Other teachers resist the idea, because they think a garden will be distracting and messy and cause extra work. Principals often view time kids spend in a garden as time stolen from preparation for standardized tests. There frequently is no slack in a tight school budget for tools, raised beds, soil or seeds, and no obvious place to put a garden: Many schoolyards are entirely paved.
These obstacles may be overcome with research, planning, persuasion, and hustling for grants. But another difficulty is the mismatch between the school year and the vegetable gardening year: Most schools let out for the summer just a couple of weeks after the average last frost date. There’s no one to water and weed over the summer, and the kids won’t be around to see tomatoes ripen.
One of the ways to get around this is to start seeds indoors so children can at least see a plant sprout from a seed before the end of the school year. Many classrooms have a sunny windowsill that will do the job. If the children plant speedy radishes or cold-tolerant lettuce or spinach, they may even be able to eat a salad they grew themselves before school is out (although radishes and salads are admittedly a tough sell for grade-schoolers). With a simple cold frame, these crops can be planted outside early in spring.
The absolute key to a successful school garden, though, is experienced gardeners to help. Sometimes these are parents, sometimes Master Gardeners or other volunteers. They can help devise a realistic plan, come to school to show techniques, and maybe even tend the garden over the summer so that, in September, there are a few tomatoes to share. Or set up that cold frame.

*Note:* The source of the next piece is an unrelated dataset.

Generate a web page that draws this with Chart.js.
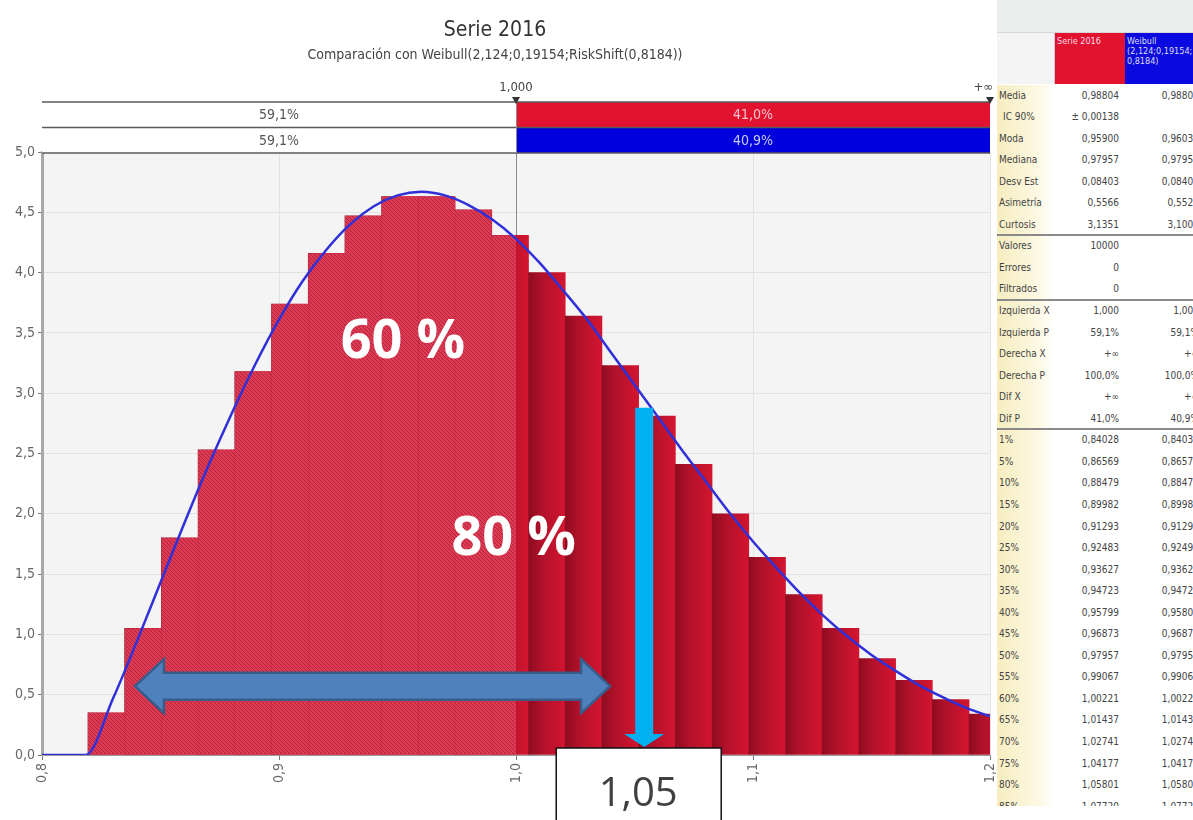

There’s help for teachers interested in starting a school garden. The National Gardening Association has many online resources. In Chicago, where I live, a conservation nonprofit called Openlands has a Building School Gardens program that holds training workshops for teachers, and there are similar programs in some other cities. To find grant programs for startup funding, check out the America in Bloom website.
But the first step, if you’re thinking of starting a school garden, is to find a gardener to help—soon, so the planning and prep can go on during the winter. Then, with a sunny windowsill or even a cold frame, children can experience the wonder of growing their own food in spring.